I am also a senior staff member and a site co-director with the Central Belize Archaeological Survey (CBAS), an archaeological and bioarchaeological field school run through MSU.  With that project, I have excavated three ancient Maya mortuary rockshelter sites.  Unlike many other cultures around the world, the ancient Maya did not bury their dead in demarcated or sanctioned cemeteries with formalized burial spaces.  Bodies were commonly placed within housemound floors, in building fill, and also commonly in caves and rockshelters.  Those buried in rockshelters tend to be more of the common populations of ancient Maya society – the working farmers and those from rural agrarian communities.  This allows us to peak into the life of the everyday Maya individual, not just the entitled elite buried in tombs accompanied by jade artifacts and numerous vessels which draw the most attention but gives us the least information about the majority of the people.

I have continued working with photogrammetry (creating digital 3D models by taking a series of photos and stitching them together) as a means to digitally preserve and analyze human skeletal remains and have worked on improving my technique to build these 3D models in a more accurate and precise manner.  Next semester I plan on giving a workshop for the CHI Fellows regarding photogrammetry and its uses.

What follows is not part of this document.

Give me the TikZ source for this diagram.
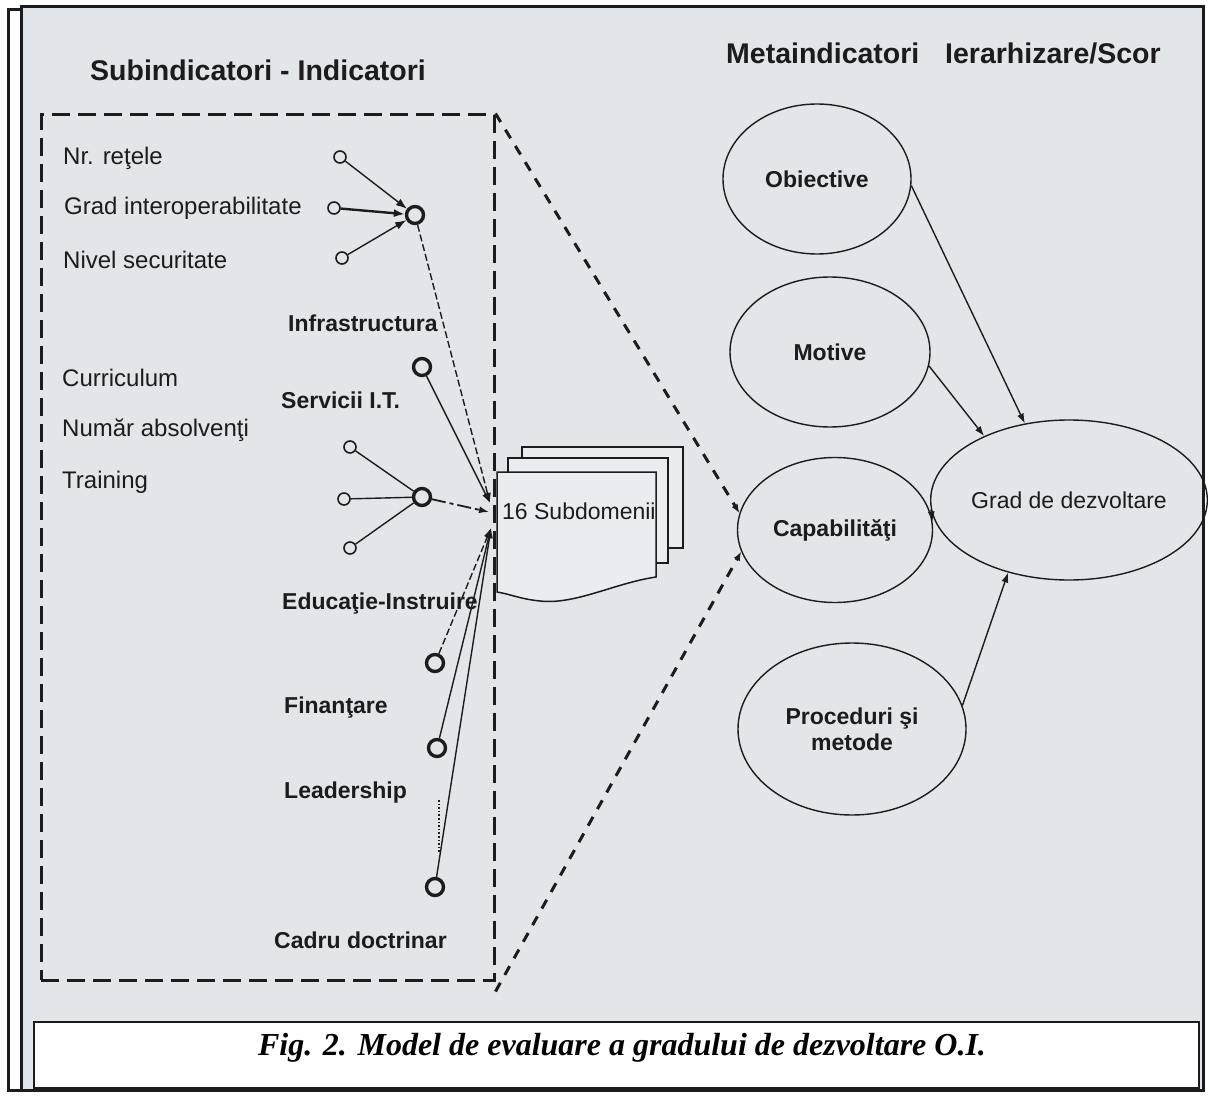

I have not formally decided on a CHI project for this year, as of yet.  Last year, I created J-Skel, an online juvenile skeletal aging website with the goal of familiarizing undergrads and grad students with the multiple ways in which to estimate the age of non-adult skeletal remains.  Although I have yet to finalize any idea about what I will be doing over the next year for CHI, I am excited to back and am ready to take on another digital challenge for my project.